#### SET EXERCISE:
Extract the full listing below without altering a single character.

##########

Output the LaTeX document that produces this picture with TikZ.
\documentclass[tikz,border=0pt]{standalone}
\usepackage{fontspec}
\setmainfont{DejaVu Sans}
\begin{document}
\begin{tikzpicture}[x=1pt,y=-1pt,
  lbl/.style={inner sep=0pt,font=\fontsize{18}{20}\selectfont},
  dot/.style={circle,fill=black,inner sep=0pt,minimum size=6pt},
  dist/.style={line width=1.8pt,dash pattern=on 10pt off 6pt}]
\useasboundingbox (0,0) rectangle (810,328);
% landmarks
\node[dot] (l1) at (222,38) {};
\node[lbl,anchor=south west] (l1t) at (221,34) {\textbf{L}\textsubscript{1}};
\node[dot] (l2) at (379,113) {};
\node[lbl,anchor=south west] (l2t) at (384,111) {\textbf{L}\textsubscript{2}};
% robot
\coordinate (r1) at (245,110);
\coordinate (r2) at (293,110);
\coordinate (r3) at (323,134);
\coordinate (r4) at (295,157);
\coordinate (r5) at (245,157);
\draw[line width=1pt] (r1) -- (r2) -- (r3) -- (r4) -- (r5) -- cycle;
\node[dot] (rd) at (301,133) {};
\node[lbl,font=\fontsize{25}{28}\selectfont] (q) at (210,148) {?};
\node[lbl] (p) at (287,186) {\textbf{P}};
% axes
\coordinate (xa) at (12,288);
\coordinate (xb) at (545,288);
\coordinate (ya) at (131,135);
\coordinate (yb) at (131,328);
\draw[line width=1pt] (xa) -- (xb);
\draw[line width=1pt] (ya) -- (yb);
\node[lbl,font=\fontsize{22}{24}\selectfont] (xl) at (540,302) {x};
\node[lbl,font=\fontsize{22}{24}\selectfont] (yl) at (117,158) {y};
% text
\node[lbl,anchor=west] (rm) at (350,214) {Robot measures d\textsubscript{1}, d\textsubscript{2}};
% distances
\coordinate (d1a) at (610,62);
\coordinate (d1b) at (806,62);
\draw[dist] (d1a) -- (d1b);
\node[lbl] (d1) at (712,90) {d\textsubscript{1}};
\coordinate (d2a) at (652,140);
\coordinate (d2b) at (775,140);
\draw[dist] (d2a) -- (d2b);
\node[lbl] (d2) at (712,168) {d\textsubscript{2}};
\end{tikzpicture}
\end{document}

##########

#### SOLUTION FOR THIS EXERCISE:
Output the LaTeX document that produces this picture with TikZ.
\documentclass[tikz,border=0pt]{standalone}
\usepackage{fontspec}
\setmainfont{DejaVu Sans}
\begin{document}
\begin{tikzpicture}[x=1pt,y=-1pt,
  lbl/.style={inner sep=0pt,font=\fontsize{18}{20}\selectfont},
  dot/.style={circle,fill=black,inner sep=0pt,minimum size=6pt},
  dist/.style={line width=1.8pt,dash pattern=on 10pt off 6pt}]
\useasboundingbox (0,0) rectangle (810,328);
% landmarks
\node[dot] (l1) at (222,38) {};
\node[lbl,anchor=south west] (l1t) at (221,34) {\textbf{L}\textsubscript{1}};
\node[dot] (l2) at (379,113) {};
\node[lbl,anchor=south west] (l2t) at (384,111) {\textbf{L}\textsubscript{2}};
% robot
\coordinate (r1) at (245,110);
\coordinate (r2) at (293,110);
\coordinate (r3) at (323,134);
\coordinate (r4) at (295,157);
\coordinate (r5) at (245,157);
\draw[line width=1pt] (r1) -- (r2) -- (r3) -- (r4) -- (r5) -- cycle;
\node[dot] (rd) at (301,133) {};
\node[lbl,font=\fontsize{25}{28}\selectfont] (q) at (210,148) {?};
\node[lbl] (p) at (287,186) {\textbf{P}};
% axes
\coordinate (xa) at (12,288);
\coordinate (xb) at (545,288);
\coordinate (ya) at (131,135);
\coordinate (yb) at (131,328);
\draw[line width=1pt] (xa) -- (xb);
\draw[line width=1pt] (ya) -- (yb);
\node[lbl,font=\fontsize{22}{24}\selectfont] (xl) at (540,302) {x};
\node[lbl,font=\fontsize{22}{24}\selectfont] (yl) at (117,158) {y};
% text
\node[lbl,anchor=west] (rm) at (350,214) {Robot measures d\textsubscript{1}, d\textsubscript{2}};
% distances
\coordinate (d1a) at (610,62);
\coordinate (d1b) at (806,62);
\draw[dist] (d1a) -- (d1b);
\node[lbl] (d1) at (712,90) {d\textsubscript{1}};
\coordinate (d2a) at (652,140);
\coordinate (d2b) at (775,140);
\draw[dist] (d2a) -- (d2b);
\node[lbl] (d2) at (712,168) {d\textsubscript{2}};
\end{tikzpicture}
\end{document}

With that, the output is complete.